8:26 AM 3/17/2017 — Like so many of the things said by our Lord, the parable He speaks to us in this gospel lesson has more than one meaning. On the surface, our Lord has a very definite message for His listeners. He speaks of a vineyard which is leased out to others by it’s owner; He speaks of servants who are sent by the owner to collect the year’s harvest from the tenants, and how the servants are beaten and killed by the tenants who have forgotten that they don’t own the vineyard; and finally He speaks of a son who is sent and who is killed. The symbolism is almost too simple: the owner of the vineyard is, of course, God the Father, who has offered His covenant—His vineyard—to the Jewish people. And when His people go astray, He sends them His servants, the prophets of the Old Testament, to remind them that they are not the owners, that they owe an accounting of their lives to God. But the servants—the prophets—are ignored, and some are killed, as we know frequently happened in the Old Testament. And in a final act of compassion and fatherly concern, the vineyard owner, God, sends His own Son, at which point we realize our Lord is speaking about Himself. Isn’t it interesting that when our Lord speaks in the parable of how the son of the owner is killed because of the tenant’s greed, He is predicting His own death at the hands of His own people?
     The Pharisees and the Hebrew priests who were present in the Temple that day were not stupid. They knew our Lord was speaking about them; Saint Mark tells us as much in the last verse. But what he does not tell us—what he cannot tell us—is what our Lord may be trying to say to us. Everything said by our Lord has a double meaning; and, while the parable of the vineyard may be, to our Lord’s historical audience, an allegory about the history of the Jewish people and the role of Christ in salvation, it also must teach us something about ourselves, and something more than just a historical lesson.
     For the Lord has also entrusted to us a vineyard. He has given us new life through baptism. He has given us the Church and the sacraments as fountains of grace and life. He has given us the Gospel as a path to heaven. He has placed in our own hands the possibility of salvation and eternal life. He has sent us teachers to correct our faults, not only the prophets of old, but also the Fathers of the Church, the saints, the martyrs, the popes. Sometimes we listen, sometimes we don’t. And the day will come when He will ask for an account of how well we have harvested the seeds that He has planted. And if there is no fruit, that will not be His fault, but ours; for just as the vineyard owner sent his son to collect the harvest, just as the Father sent Christ our God to collect the harvest of the covenant from the Jewish people, so again the Father will send the Son as King and Judge of the world. And He will ask us to show Him the lives of purity and virtue and holiness that we have reaped from the seeds of grace He has planted in us.
     In the Holy Sacrifice of the Mass we are thrust into the very presence of God. In receiving Holy Communion we are given more grace than was ever given to the prophets of old. But it is not magic. Even the act of being in the very presence of Christ our God in the Eucharist, even the act of taking Him into our souls in Holy Communion, does not compel us to do good against our will. We have to make a decision that, after we have received our Lord and go forth from this Church back out into the world, that we will live as if Christ lives in us. We have to decide whether, when others see us act or hear us speak, they will be able to see Christ in us. And if, when they see us, they see nothing different than they saw before, then what was the point?

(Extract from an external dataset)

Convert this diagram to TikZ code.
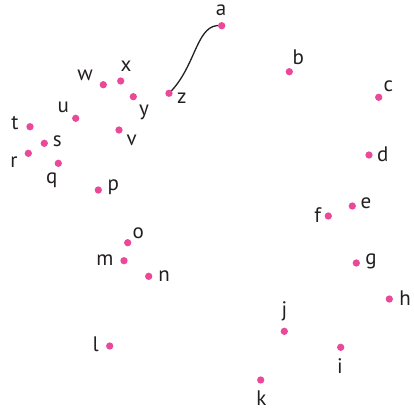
\documentclass[tikz,border=0pt]{standalone}
\usepackage{fontspec}
\setmainfont{PT Sans}
\definecolor{dotpink}{RGB}{234,72,152}
\definecolor{txt}{RGB}{35,31,32}
\begin{document}
\begin{tikzpicture}[x=1pt,y=-1pt,
  dot/.style={circle,fill=dotpink,inner sep=0pt,minimum size=7.3pt},
  lbl/.style={inner sep=0pt,text=txt,font=\fontsize{21}{25}\selectfont}]
\useasboundingbox (0,0) rectangle (414,410);
% curve
\coordinate (ca) at (221.7,25.7);
\coordinate (cz) at (169,93.3);
\draw[line width=1.3pt,txt] (cz) .. controls (197,66) and (196,22) .. (ca);
% dots
\node[dot] (a) at (221.7,25.7) {};
\node[dot] (b) at (289.3,71.7) {};
\node[dot] (c) at (378.7,97.3) {};
\node[dot] (d) at (369,155) {};
\node[dot] (e) at (352.3,206) {};
\node[dot] (f) at (328.3,216) {};
\node[dot] (g) at (356.3,263) {};
\node[dot] (h) at (389.3,299) {};
\node[dot] (i) at (340.7,347.3) {};
\node[dot] (j) at (284.3,331.3) {};
\node[dot] (k) at (260.7,380) {};
\node[dot] (l) at (109.7,346) {};
\node[dot] (m) at (124,260.7) {};
\node[dot] (n) at (148.7,276.3) {};
\node[dot] (o) at (127.7,242.7) {};
\node[dot] (p) at (98.3,190) {};
\node[dot] (q) at (58.3,163.3) {};
\node[dot] (r) at (28.3,153.3) {};
\node[dot] (s) at (44.3,143.3) {};
\node[dot] (t) at (30,126.7) {};
\node[dot] (u) at (75.7,118.3) {};
\node[dot] (v) at (119,130) {};
\node[dot] (w) at (103.3,84.7) {};
\node[dot] (x) at (120.7,81) {};
\node[dot] (y) at (133.3,96.7) {};
\node[dot] (z) at (169,93.3) {};
% labels
\node[lbl] (la) at (221,10) {a};
\node[lbl] (lb) at (298.3,57.3) {b};
\node[lbl] (lc) at (388.3,86.7) {c};
\node[lbl] (ld) at (382.7,154) {d};
\node[lbl] (le) at (366,203.3) {e};
\node[lbl] (lf) at (317.7,215) {f};
\node[lbl] (lg) at (371,261.7) {g};
\node[lbl] (lh) at (405,297.7) {h};
\node[lbl] (li) at (340,365.7) {i};
\node[lbl] (lj) at (284.3,311.7) {j};
\node[lbl] (lk) at (261.3,398.3) {k};
\node[lbl] (ll) at (95.7,344) {l};
\node[lbl] (lm) at (105,260) {m};
\node[lbl] (ln) at (164,276) {n};
\node[lbl] (lo) at (138.3,233.3) {o};
\node[lbl] (lp) at (113.3,187.3) {p};
\node[lbl] (lq) at (51.7,180) {q};
\node[lbl] (lr) at (14,162.3) {r};
\node[lbl] (ls) at (57.3,141.7) {s};
\node[lbl] (lt) at (15,123.3) {t};
\node[lbl] (lu) at (63.3,107.3) {u};
\node[lbl] (lv) at (131.7,140) {v};
\node[lbl] (lw) at (85,75) {w};
\node[lbl] (lx) at (126,66.7) {x};
\node[lbl] (ly) at (144,112.7) {y};
\node[lbl] (lz) at (181.7,98.3) {z};
\end{tikzpicture}
\end{document}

     Christ, once again, will plant the seed of His grace into our souls today when we receive Him in Holy Communion. Let us not allow that seed to wither and die in a parched, arid land. Let us water it with virtue, tend it with prayer, prune it with sacrifice and mortification, so that when the vineyard Owner comes, we can return to Him a rich harvest.

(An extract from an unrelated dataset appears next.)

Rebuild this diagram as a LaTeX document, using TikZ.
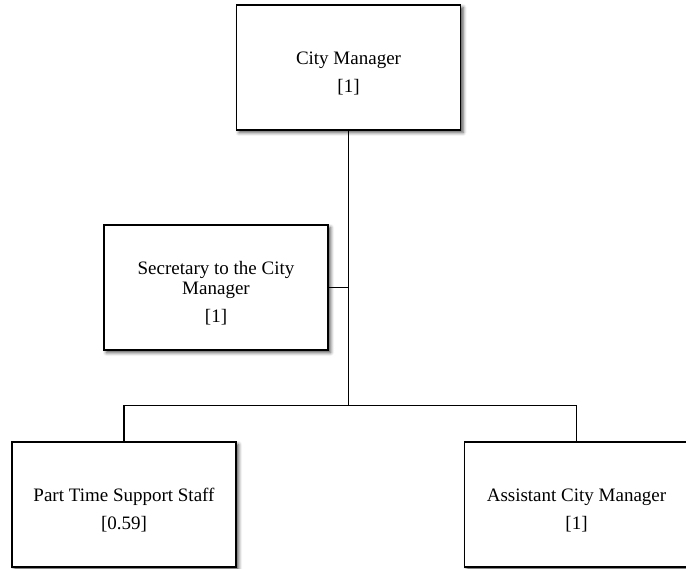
\documentclass[tikz,border=0pt]{standalone}
\usepackage{fontspec}
\setmainfont{Liberation Serif}
\usetikzlibrary{shadows.blur}

\tikzset{
  post/.style={
    draw=black, line width=1.4pt, fill=white,
    minimum width=224pt, minimum height=125pt,
    inner sep=0pt, align=center,
    font=\fontsize{19}{20}\selectfont,
    blur shadow={shadow xshift=2.5pt, shadow yshift=-2.5pt,
                 shadow blur radius=3.5pt, shadow opacity=70}
  },
  orgline/.style={draw=black, line width=1.8pt}
}
% leading strut that pushes each box's text a little below centre
\newcommand{\toppad}{\rule{0pt}{25pt}}

\begin{document}
\begin{tikzpicture}[x=1pt,y=-1pt]
  \path[use as bounding box] (0,0) rectangle (686,569);
  \clip (0,0) rectangle (686,569);

  \node[post] (mgr)  at (348.5,67.5)  {\toppad City Manager\\[8pt][1]};
  \node[post] (sec)  at (216,287.5)   {\toppad Secretary to the City\\Manager\\[8pt][1]};
  \node[post] (part) at (124,504.5)   {\toppad Part Time Support Staff\\[8pt][0.59]};
  \node[post] (asst) at (576.5,504.5) {\toppad Assistant City Manager\\[8pt][1]};

  % reporting lines
  \coordinate (bus) at (348.5,405.5);
  \draw[orgline] (mgr.south) -- (bus);
  \draw[orgline] (sec.east) -- (sec.east -| bus);
  \draw[orgline] (part.north) |- (bus) -| (asst.north);
\end{tikzpicture}
\end{document}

* Because Lent began on a Wednesday, today is the third Friday. Cf. the post here under the heading "Hey, aren't you off by a week?" for an explanation of how the days of the liturgical calendar are rendered on this site as opposed to how they are designated in the Roman Missal.
  In the ordinary form during Lent, memorials automatically become commemorations, the observance of which is optional. If observed, only the Collect of the saint is used, with everything else taken from the feria, and the color of the season worn. In the extraordinary form, third class feasts also become commemorations, with the commemoration made by an additional Collect, Secret and Postcommunion added to those of the feria, and the color of the season is worn.
  Born in Roman-occupied Britain (possibly in Wales), Patrick (389-461) was sent by Pope St. Celestine to preach the faith in Ireland. In thirty years, he had converted the whole island.

** Because the Great Fast began on a Monday, today is the third Friday.
  Born into a noble Roman family, Alexis left his home and relatives and went to Emesa where he lived in poverty, mortification and prayer, dying in the middle of the fifth century.

*** Cf. the second footnote to the post here for an explanation of weekday services in the Byzantine Tradition during the Great Fast.